To compensate for the loss of black political strength, the city restructured its council so blacks probably could be elected to three of six district council seats. But the city also created three at-large seats, including the mayor's position, where citywide majority votes would be required for election.
Blacks said this foreclosed the election of blacks to those seats. They challenged the plan under the Voting Rights Act, saying it did little to ease the negative impact of the consolidation. A U.S. District Court judge agreed, and required the city to elect two of the three at-large council seats by pluralities, rather than majorities.
Writing for the court yesterday in City of Port Arthur, Texas, v. U.S. et al, Justice Byron R. White said "reasonable minds could differ" on the impact of the changes. The district court was closer to the scene, he said, and so long as its decision was consistent with prior Supreme Court holdings, "we should not rush to overturn its judgment."
Justice Lewis F. Powell, Jr., joined by Rehnquist and Justice Sandra D. O'Connor, dissented. They said the court was giving too much flexibility to the lower court, allowing it to "enhance" black voting strength, rather than just "preserve" it. "We are interpreting and applying a statute that vests no such open-ended jurisdiction in any court," Powell wrote.

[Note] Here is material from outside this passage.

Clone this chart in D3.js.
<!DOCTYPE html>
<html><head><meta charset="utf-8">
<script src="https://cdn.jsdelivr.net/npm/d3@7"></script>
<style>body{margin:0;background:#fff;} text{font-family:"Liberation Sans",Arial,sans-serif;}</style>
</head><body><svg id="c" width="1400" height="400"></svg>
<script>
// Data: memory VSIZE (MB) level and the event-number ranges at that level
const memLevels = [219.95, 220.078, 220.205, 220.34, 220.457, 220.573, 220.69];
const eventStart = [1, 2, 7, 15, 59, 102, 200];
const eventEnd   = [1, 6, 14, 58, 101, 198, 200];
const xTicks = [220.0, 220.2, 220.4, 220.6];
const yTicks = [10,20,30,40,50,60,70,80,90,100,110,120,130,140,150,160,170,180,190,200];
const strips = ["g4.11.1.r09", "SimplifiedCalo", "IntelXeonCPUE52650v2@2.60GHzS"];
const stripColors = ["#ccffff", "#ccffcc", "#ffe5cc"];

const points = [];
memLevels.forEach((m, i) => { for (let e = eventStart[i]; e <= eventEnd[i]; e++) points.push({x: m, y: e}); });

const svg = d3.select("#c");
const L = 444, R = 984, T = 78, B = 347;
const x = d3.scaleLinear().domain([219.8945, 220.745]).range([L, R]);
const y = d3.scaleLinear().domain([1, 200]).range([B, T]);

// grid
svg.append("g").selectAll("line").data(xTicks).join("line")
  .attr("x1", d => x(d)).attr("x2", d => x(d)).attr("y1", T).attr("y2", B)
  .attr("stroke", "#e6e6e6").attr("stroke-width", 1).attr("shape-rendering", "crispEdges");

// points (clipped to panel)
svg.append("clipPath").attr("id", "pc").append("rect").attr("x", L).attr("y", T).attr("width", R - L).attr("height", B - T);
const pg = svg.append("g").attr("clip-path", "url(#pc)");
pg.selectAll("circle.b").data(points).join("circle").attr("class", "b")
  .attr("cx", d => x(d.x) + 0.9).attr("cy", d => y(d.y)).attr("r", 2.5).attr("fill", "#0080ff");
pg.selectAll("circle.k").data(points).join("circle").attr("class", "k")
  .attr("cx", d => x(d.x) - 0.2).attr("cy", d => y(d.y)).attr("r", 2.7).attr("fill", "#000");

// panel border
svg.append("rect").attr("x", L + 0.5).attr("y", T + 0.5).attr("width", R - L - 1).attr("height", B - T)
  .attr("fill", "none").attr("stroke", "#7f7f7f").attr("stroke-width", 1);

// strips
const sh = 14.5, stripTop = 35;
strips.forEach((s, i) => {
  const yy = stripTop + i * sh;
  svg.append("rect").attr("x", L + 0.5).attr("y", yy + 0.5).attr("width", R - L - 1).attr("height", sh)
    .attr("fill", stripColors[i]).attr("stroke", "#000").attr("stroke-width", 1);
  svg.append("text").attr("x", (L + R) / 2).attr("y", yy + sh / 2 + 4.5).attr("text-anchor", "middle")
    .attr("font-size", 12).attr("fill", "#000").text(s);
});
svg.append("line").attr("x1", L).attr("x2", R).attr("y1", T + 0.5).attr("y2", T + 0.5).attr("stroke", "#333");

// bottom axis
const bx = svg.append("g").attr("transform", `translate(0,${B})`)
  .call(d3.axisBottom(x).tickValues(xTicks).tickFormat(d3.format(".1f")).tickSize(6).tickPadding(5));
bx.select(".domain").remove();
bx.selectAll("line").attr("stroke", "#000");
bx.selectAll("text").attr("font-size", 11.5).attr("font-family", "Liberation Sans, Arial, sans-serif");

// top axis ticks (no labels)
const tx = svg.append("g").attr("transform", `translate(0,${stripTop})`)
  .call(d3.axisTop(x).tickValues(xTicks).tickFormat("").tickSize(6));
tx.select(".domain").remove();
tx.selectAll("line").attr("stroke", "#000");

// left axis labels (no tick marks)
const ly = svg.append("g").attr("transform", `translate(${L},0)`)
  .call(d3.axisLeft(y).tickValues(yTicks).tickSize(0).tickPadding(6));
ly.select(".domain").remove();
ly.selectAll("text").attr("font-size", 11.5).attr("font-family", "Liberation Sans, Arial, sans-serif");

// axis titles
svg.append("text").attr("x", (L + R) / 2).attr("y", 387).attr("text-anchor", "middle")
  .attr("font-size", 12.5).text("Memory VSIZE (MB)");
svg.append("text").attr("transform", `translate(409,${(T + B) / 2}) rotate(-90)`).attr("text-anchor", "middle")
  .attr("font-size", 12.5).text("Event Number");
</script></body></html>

* The court dealt a severe blow to the National Right to Work Committee's ability to raise campaign funds.
Siding with the Federal Election Commission, the court ruled unanimously that the committee -- founded to oppose contracts that require workers to join unions--could not solicit campaign money through mass mailings to the public.

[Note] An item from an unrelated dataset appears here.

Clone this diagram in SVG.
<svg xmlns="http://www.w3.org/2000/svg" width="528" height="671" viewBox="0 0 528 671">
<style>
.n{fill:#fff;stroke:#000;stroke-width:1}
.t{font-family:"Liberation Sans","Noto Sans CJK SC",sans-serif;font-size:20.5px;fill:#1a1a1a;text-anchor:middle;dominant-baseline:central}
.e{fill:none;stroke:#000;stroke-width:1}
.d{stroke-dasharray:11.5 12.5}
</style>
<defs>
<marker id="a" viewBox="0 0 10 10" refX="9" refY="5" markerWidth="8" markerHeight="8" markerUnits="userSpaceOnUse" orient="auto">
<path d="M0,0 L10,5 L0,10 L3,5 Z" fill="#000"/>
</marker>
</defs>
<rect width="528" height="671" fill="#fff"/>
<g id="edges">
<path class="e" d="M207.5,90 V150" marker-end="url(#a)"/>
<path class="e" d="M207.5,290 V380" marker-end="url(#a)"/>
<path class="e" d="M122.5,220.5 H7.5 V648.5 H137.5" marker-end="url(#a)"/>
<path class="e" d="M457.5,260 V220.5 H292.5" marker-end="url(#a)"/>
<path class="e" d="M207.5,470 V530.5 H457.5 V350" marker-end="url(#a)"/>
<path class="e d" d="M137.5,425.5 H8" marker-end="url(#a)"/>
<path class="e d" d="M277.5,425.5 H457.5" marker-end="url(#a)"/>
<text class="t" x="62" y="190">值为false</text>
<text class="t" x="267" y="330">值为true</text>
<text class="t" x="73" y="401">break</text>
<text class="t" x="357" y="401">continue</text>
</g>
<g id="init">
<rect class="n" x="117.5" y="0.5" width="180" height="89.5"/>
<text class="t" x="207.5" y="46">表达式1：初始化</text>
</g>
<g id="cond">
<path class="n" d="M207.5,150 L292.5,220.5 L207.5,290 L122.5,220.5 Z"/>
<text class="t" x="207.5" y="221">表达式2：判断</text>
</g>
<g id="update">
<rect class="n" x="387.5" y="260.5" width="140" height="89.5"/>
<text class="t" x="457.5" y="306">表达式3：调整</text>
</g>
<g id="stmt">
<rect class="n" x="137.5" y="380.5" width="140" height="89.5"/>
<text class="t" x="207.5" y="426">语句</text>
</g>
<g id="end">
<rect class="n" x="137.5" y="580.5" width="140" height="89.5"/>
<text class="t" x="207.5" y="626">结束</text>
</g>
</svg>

The controversy revolved around a definition of "member." Federal law permits corporations and unions to establish political funds and solicit money from members or stockholders. The National Right to Work Committee argued that its "members" include anyone who receives one of its millions of questionaires, and responds in a philosophically compatible manner
The Court of Appeals for the District of Columbia agreed, but the Supreme Court reversed the decision yesterday in FEC v. National Right to Work Committee, saying the committee's definition of member was too broad. Membership "requires some relatively enduring and independently significant financial or organizational attachment," Rehnquist wrote for the court. The court also rejected the contention that the restriction on solicitations violates First Amendment rights of association.
In other action yesterday, the court refused to free Indiana from paying millions of dollars to cover the costs of racially desegregating Indianapolis public schools. The justices, without comment, left intact rulings that required the state to bear the brunt of desegregation costs.
State officials had complained that a U.S. District Court judge ordered the state to foot the bill for the Indianapolis desegregation plan, which included busing thousands of students, althrough the city's school board and suburban school districts were found equally responsible for past bias against black students in Orr V. Board of School Commissioners.